We fixed a couple data errors after discussing with the investigators
Also found one 37-year-old, decided to keep in.
d <- read.csv("halfmile-2016-03-21.csv")
d$Diff <- d$After - d$Before
Scatterplot of before vs after, looks okay as all between 150 and 350, with changes relatively small between before and after
ggplot(d) + aes(Before, After) + geom_point()
Big scatterplot matrix, check for anything that looks odd; all looks basically okay.
pairs(d[,c("Age","Smoking", "Sex", "YearsRunning", "Before","After")])
Here’s boxplots of before and after by treatment; treatment is faster, all points look reasonable.
dm <- melt(d, id.vars=c("ID", "Treatment", "Sex"), measure.vars=c("Before", "After"), variable.name="Time")
ggplot(dm) + aes(Treatment, value) + geom_boxplot(outlier.size=0) + geom_point(position=position_jitter(width=0.2))+ facet_wrap(~Time)
Before to after lines for each individual, with averages in thicker lines, looking to make sure all changes feel reasonable too.
ggplot(dm) + aes(Time, value, group=ID, color=Treatment) + geom_point() + geom_line(alpha=0.5) + facet_wrap(~Sex) + geom_smooth(aes(group=Treatment), method="lm", lwd=2, se=FALSE)
Simple boxplots of difference by treatment; looks like treatment might have some effect, shortening the run times.
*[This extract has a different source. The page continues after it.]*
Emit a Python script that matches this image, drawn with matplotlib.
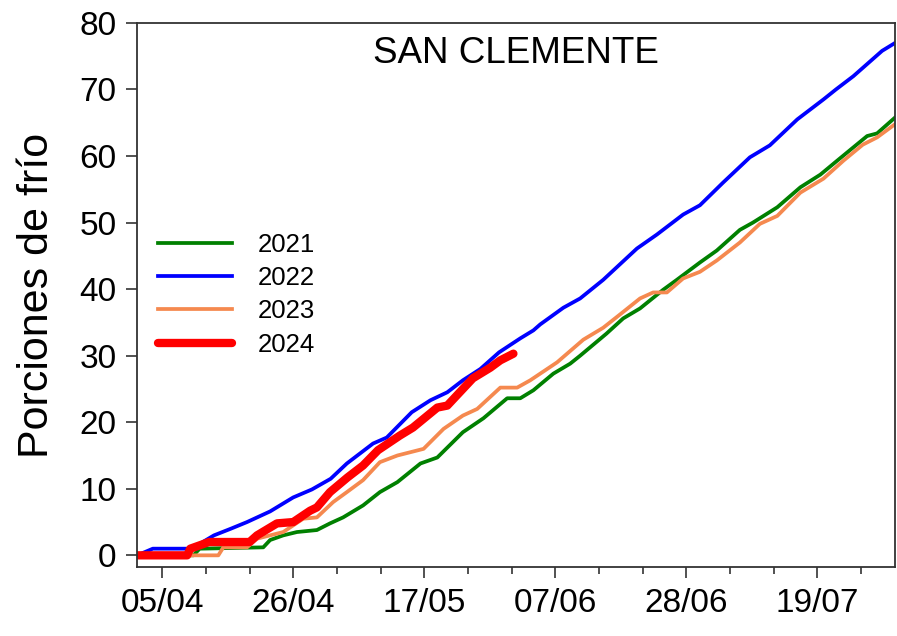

Notice that both control and treatment got faster, on average.
ggplot(d) + aes(Treatment, Diff) + geom_boxplot(outlier.size=0) + geom_point(position=position_jitter(width=0.2))
Make that plot separate by covariates; see similar patterns
ggplot(d) + aes(Treatment, Diff) + facet_wrap(~Sex) + geom_boxplot(outlier.size=0) + geom_point(position=position_jitter(width=0.2))
check out years running, looks like more running, less room for improvement
ggplot(d) + aes(YearsRunning, Diff, color=Treatment) + geom_point() + facet_wrap(~Sex) + geom_smooth(method="lm")
check out smoking, not a lot of smokers!!
ggplot(d) + aes(YearsRunning, Diff, color=Smoking) + geom_point() + facet_wrap(~Sex) + geom_smooth(method="lm")
xtabs(~Smoking + Sex, d)
## Sex
## Smoking F M
## No 19 17
## Yes 3 1
first just a t-test
m1 <- t.test(Diff ~ Treatment, d)
m1
##
## Welch Two Sample t-test
##
## data: Diff by Treatment
## t = 2.2031, df = 37.553, p-value = 0.0338
## alternative hypothesis: true difference in means is not equal to 0
## 95 percent confidence interval:
## 0.2664884 6.3335116
## sample estimates:
## mean in group Control mean in group Trt
## -1.1 -4.4
now with a linear model
m2 <- lm(Diff ~ Treatment, d)
summary(m2)
##
## Call:
## lm(formula = Diff ~ Treatment, data = d)
##
## Residuals:
## Min 1Q Median 3Q Max
## -10.600 -3.675 0.750 3.100 11.400
##
## Coefficients:
## Estimate Std. Error t value Pr(>|t|)
## (Intercept) -1.100 1.059 -1.039 0.3056
## TreatmentTrt -3.300 1.498 -2.203 0.0337 *
## ---
## Signif. codes: 0 '***' 0.001 '**' 0.01 '*' 0.05 '.' 0.1 ' ' 1
##
## Residual standard error: 4.737 on 38 degrees of freedom
## Multiple R-squared: 0.1133, Adjusted R-squared: 0.08993
## F-statistic: 4.854 on 1 and 38 DF, p-value: 0.03372
par(mfrow=c(2,2)); plot(m2)